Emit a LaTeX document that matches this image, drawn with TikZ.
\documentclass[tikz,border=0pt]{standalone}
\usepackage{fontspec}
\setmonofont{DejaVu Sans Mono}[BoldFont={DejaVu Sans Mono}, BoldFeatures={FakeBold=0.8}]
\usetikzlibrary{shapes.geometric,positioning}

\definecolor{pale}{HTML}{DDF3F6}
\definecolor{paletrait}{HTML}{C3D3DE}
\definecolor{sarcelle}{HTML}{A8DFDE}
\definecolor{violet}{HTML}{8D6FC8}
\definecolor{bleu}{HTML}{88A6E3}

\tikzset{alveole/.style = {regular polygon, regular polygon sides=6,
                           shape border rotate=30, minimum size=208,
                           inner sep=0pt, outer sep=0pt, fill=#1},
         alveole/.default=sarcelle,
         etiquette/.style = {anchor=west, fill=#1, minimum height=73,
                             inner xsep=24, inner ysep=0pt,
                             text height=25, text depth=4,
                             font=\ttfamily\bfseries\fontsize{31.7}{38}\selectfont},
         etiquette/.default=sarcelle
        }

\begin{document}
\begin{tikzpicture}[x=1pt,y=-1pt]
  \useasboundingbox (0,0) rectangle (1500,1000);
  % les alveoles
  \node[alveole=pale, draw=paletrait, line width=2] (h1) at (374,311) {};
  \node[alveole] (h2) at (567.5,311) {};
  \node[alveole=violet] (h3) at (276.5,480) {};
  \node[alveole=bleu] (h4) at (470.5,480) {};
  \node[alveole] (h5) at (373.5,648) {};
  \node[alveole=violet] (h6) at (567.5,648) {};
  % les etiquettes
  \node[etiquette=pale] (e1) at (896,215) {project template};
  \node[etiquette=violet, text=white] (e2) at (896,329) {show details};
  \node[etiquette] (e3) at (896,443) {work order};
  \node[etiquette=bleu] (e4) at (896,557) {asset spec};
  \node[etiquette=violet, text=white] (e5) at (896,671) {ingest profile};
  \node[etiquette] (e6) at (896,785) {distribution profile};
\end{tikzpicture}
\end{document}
• • • • •
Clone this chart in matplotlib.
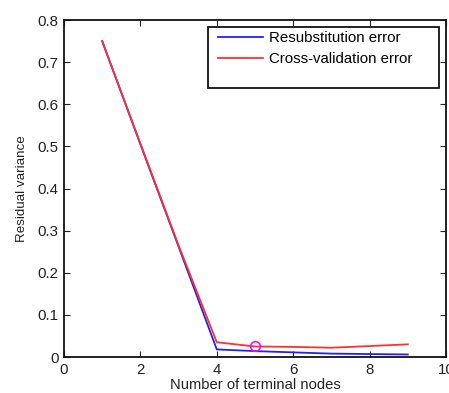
• • • • •
▸ Given exercise:
Every line in the data that holds "this" should be copied out.

▸ Response:
Emit a LaTeX document that matches this image, drawn with TikZ.
Clone this chart in matplotlib.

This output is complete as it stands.